U.S. Treasury Secretary Timothy Geithner testifies before the Financial Crisis Inquiry Commission (FCIC) on Capitol Hill in Washington May 6, 2010.REUTERS/Kevin Lamarque
U.S. Treasury Secretary Timothy Geithner testifies before the Financial Crisis Inquiry Commission (FCIC) on Capitol Hill in Washington May 6, 2010.REUTERS/Kevin Lamarque

By Glenn Somerville

BEIJING (Reuters) - Treasury Secretary Timothy Geithner said on Monday the United States and China need to work together to reduce trade barriers and develop a more balanced global economy.

In prepared remarks for delivery at an opening ceremony for the two-day Strategic and Economic Dialogue, Geithner indirectly urged China to ease up on its "indigenous innovation" policies aimed at giving Chinese companies a larger share of new cutting-edge technologies developed in China.

"Innovation holds the key to a more prosperous future, and innovation flourishes best when markets are open, competition is fair, and strong protection exists for ideas and inventions," Geithner said.

Geithner and Secretary of State Hillary Clinton are leading a delegation of nearly 200 U.S. officials in the talks, which will range from trade to how to contain Iran's nuclear ambitions and North Korea's alleged sinking of a South Korean warship in March.

Geithner made no reference in his remarks to U.S. calls for China to let its yuan currency rise in value but did say the two countries should seek more balanced growth.

"As we reform the U.S. economy to promote savings and investment, China is reforming its growth model to promote domestic demand and consumption," Geithner said.

Europe's woes are also expected to come up during the two days of high-level talks.
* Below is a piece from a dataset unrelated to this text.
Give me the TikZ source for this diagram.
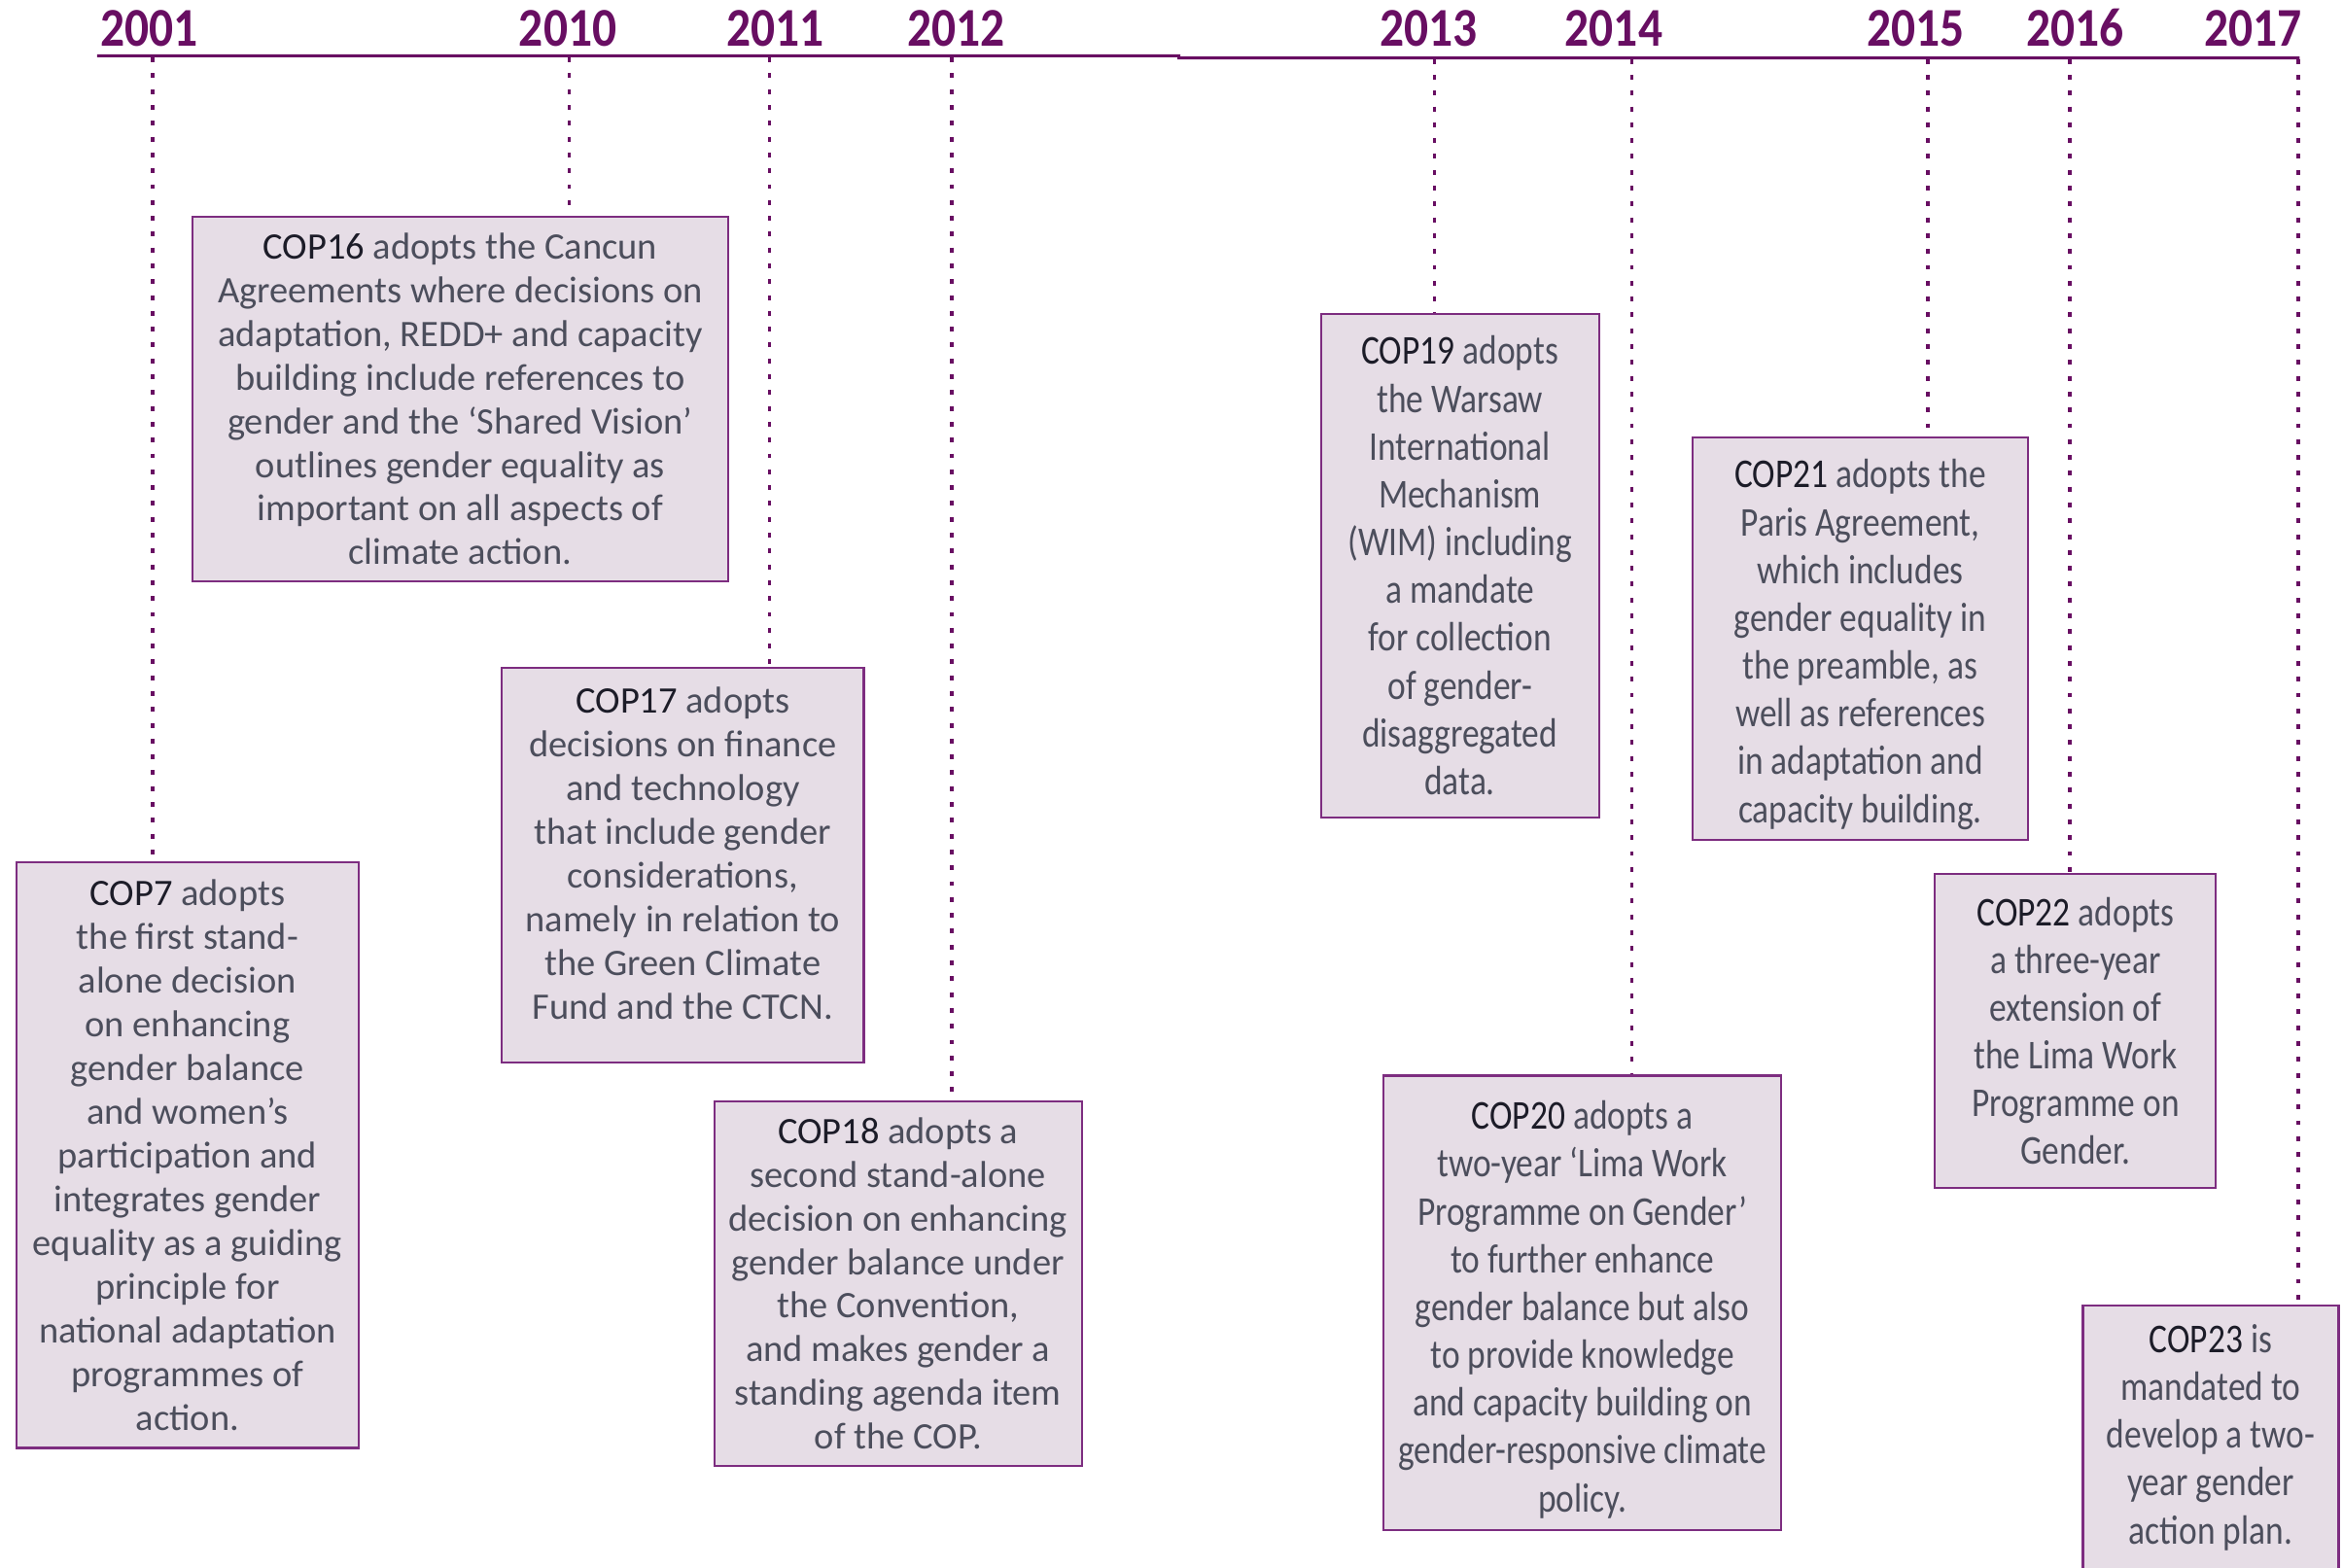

There has been concern on the U.S. side that China may delay letting its currency resume appreciating because it fears exports to Europe will decline.

"Our common interests lie in a stronger and more resilient world economy where growth is more balanced, both within and among nations," said Geithner, who leaves Beijing on Tuesday night for talks in Britain and Germany on efforts to stabilize the European economy and financial markets.